Saturday, August 13, 2016

Ryoko Ono & Rogier Smal - Wood Moon (Jvtlandt / Toztizok Zoundz, 2016) *****


Ryoko Ono - alto saxophone, voice
Rogier Smal - drums, percussion

Sometimes, musicians active in opposite parts of the globe and playing in different musical genres can meet and immediately form a strong connection, based on a shared passion for improvisation and that rare instinctive understanding that sparks the best moments in free music, and their meeting suddenly sounds inevitable.

This is the case with Ryoko Ono, a saxophonist from Nagoya active in various musical styles and collaborating, among others, with Tatsuya Yoshida in the Sax Ruins duo, and Rogier Smal, an Amsterdam-based percussionist who has worked with diverse musicians like Marshall Allen and Eugene Chadbourne. After a chance encounter in Japan, they decided to meet again in Europe to record together and further develop what must have been an electrifying first meeting. The results are the nine improvisations contained in this CD, jointly released by Jvtlandt and Toztizok Zoundz.

The record starts with a blast: “Untitled 1” is an implacable sonic assault of blazing saxophone lines and thunderous drums in a flexible frame of gradual stops and sudden accelerations. The impact is breathtaking, and the track exemplifies the spirit that pervades the whole record, with Ono moving with striking dexterity around a myriad of melodic and rhythmic ideas, while Smal works on different percussive colors and precisely placed accents, modulating his muscular approach in a continuous open exchange with the saxophone. The instrumental quality of the musicians is impressive – from Ono's winding free-bop phrasing and unorthodox vocabulary to Smal's nuanced delivery and choice of timbres – but technique is never an end in itself, and is always used to shape and enrich the spontaneousness of a tight improvisational dialogue. The album is built on a variety of different strategies, always keeping the music firmly planted in its free jazz roots but developing the pieces with a clever compositional logic, mostly dispensing with thematic hooks but adding a meaningful dimension to each tune by other means, like the metal percussions of “Untitled 3”, Ono’s quirky vocalizing on “Untitled 4” or her circular breathing excursions on “Untitled 8”.

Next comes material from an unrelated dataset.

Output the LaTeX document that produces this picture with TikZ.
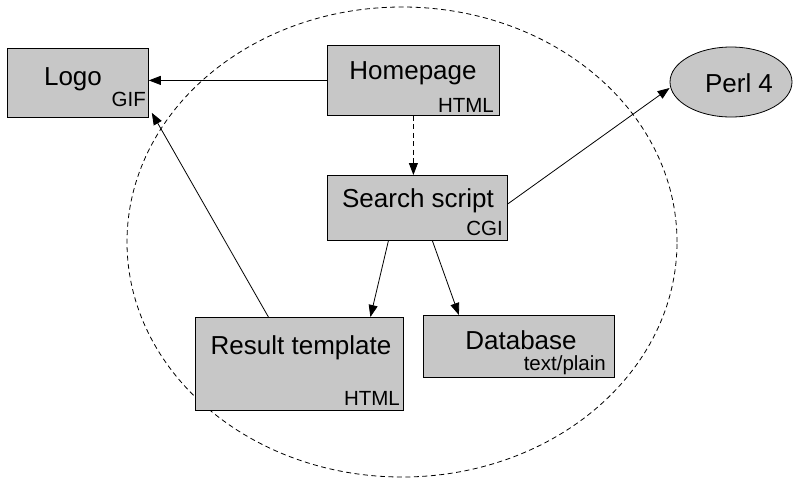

Consistently excellent from start to finish, this record is an astonishing debut by a powerful new improvisational unit, and nothing less than a revelation – an exhilarating musical world of telepathic interplay, fresh ideas and instrumental virtuosity.

Listen to “Untitled 5”:

2 comments:

cifelius said...

Excellent duo!

Unknown said...

Outstanding ! This is going to be ordered today. Thank you for posting this review. Great write-up.